[Problem details] Among the entries that follow, locate the line with "Write the matplotlib code for this chart." and the line with "from matplotlib.patches import Rectangle". Output those lines and all lines in between, exactly, minus the pictures.

Figure scripts

== == ==

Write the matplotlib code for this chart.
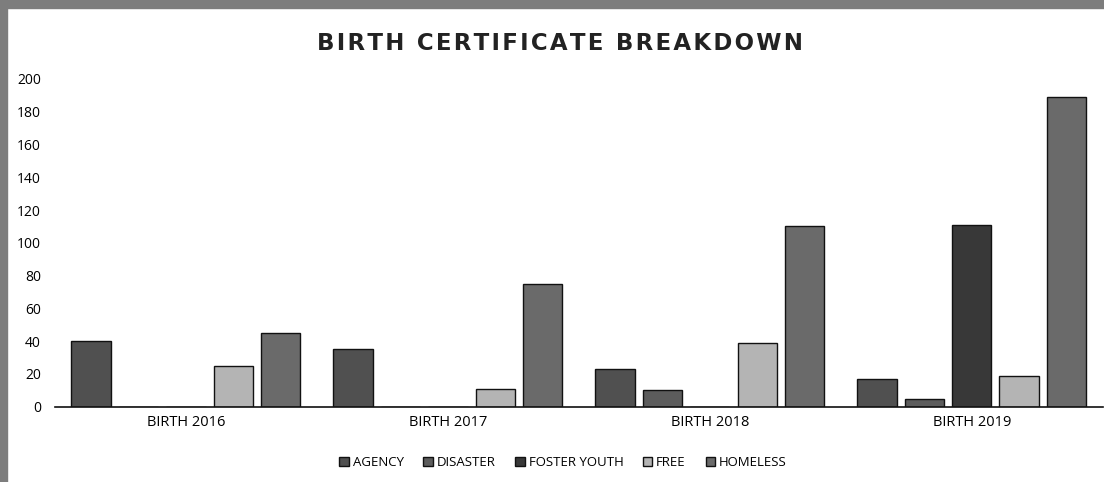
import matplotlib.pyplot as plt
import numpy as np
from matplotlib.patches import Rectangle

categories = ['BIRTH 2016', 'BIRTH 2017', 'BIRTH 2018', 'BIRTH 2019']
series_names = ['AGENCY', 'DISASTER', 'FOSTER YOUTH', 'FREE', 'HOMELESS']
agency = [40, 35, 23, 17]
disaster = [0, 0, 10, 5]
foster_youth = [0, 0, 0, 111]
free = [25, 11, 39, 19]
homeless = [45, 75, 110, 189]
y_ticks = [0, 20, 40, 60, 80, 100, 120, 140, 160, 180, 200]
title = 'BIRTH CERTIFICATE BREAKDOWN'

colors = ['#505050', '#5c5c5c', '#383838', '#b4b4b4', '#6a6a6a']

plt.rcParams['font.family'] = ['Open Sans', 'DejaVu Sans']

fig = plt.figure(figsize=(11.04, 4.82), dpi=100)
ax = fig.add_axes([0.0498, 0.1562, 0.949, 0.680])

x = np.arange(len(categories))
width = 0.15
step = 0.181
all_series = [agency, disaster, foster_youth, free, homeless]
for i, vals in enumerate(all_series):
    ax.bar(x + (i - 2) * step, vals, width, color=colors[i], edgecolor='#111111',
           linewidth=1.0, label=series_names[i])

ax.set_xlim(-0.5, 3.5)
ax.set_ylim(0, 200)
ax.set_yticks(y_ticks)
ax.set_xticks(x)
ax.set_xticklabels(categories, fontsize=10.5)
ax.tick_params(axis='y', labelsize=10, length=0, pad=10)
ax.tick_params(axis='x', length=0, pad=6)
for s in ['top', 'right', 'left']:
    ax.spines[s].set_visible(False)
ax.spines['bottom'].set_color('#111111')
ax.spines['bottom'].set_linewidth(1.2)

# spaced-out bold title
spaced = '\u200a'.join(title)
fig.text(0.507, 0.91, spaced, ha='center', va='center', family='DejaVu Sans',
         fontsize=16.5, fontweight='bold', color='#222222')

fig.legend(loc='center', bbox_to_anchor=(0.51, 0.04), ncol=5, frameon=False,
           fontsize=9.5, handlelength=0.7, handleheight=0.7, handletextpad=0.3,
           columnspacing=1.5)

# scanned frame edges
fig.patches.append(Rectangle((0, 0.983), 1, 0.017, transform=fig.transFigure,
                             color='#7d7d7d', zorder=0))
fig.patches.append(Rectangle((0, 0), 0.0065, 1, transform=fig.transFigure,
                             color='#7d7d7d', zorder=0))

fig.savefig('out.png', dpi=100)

== == ==

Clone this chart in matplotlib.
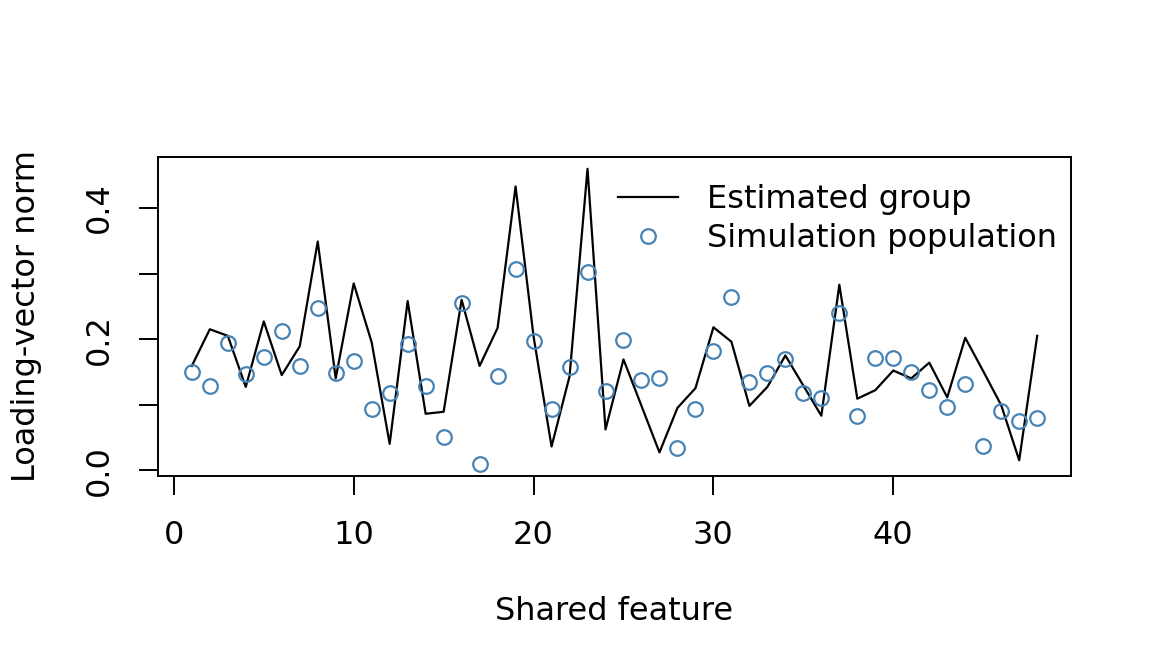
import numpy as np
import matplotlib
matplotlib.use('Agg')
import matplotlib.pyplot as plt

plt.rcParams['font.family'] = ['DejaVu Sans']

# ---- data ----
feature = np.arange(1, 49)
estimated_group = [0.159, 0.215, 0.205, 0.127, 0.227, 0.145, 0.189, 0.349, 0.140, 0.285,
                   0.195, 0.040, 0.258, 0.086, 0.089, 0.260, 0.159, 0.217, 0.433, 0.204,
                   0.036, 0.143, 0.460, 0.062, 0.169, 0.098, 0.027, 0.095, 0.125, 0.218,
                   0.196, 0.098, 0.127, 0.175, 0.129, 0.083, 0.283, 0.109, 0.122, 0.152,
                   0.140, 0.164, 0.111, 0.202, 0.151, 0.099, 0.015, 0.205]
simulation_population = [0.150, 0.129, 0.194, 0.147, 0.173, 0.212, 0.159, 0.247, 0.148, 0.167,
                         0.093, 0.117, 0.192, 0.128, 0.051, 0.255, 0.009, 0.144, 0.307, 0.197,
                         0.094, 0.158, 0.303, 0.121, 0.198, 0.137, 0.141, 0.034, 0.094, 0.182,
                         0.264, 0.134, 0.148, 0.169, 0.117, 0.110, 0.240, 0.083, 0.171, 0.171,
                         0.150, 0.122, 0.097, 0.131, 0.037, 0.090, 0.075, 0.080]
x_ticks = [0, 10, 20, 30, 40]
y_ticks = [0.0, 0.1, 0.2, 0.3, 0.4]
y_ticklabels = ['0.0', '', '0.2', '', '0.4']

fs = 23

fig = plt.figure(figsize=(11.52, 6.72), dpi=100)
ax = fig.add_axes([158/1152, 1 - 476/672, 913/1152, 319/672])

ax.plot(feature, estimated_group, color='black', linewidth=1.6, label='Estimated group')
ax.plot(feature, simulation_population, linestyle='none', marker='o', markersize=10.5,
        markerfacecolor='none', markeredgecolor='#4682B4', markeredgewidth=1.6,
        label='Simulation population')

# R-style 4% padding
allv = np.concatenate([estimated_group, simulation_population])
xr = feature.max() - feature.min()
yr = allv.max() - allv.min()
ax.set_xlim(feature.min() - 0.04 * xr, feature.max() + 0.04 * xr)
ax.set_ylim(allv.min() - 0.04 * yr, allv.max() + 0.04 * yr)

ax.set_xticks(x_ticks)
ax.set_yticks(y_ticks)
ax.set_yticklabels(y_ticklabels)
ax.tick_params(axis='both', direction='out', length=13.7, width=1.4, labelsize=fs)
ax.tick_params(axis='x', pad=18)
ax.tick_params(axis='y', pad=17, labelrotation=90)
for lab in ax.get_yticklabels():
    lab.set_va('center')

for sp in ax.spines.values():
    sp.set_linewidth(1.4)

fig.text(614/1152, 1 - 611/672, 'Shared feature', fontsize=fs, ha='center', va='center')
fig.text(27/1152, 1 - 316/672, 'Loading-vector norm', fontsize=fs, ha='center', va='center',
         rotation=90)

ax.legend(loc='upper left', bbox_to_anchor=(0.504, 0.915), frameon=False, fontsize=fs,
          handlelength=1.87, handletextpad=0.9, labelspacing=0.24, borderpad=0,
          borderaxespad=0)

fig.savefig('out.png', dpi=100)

== == ==

[Correct output]
Write the matplotlib code for this chart.
import matplotlib.pyplot as plt
import numpy as np
from matplotlib.patches import Rectangle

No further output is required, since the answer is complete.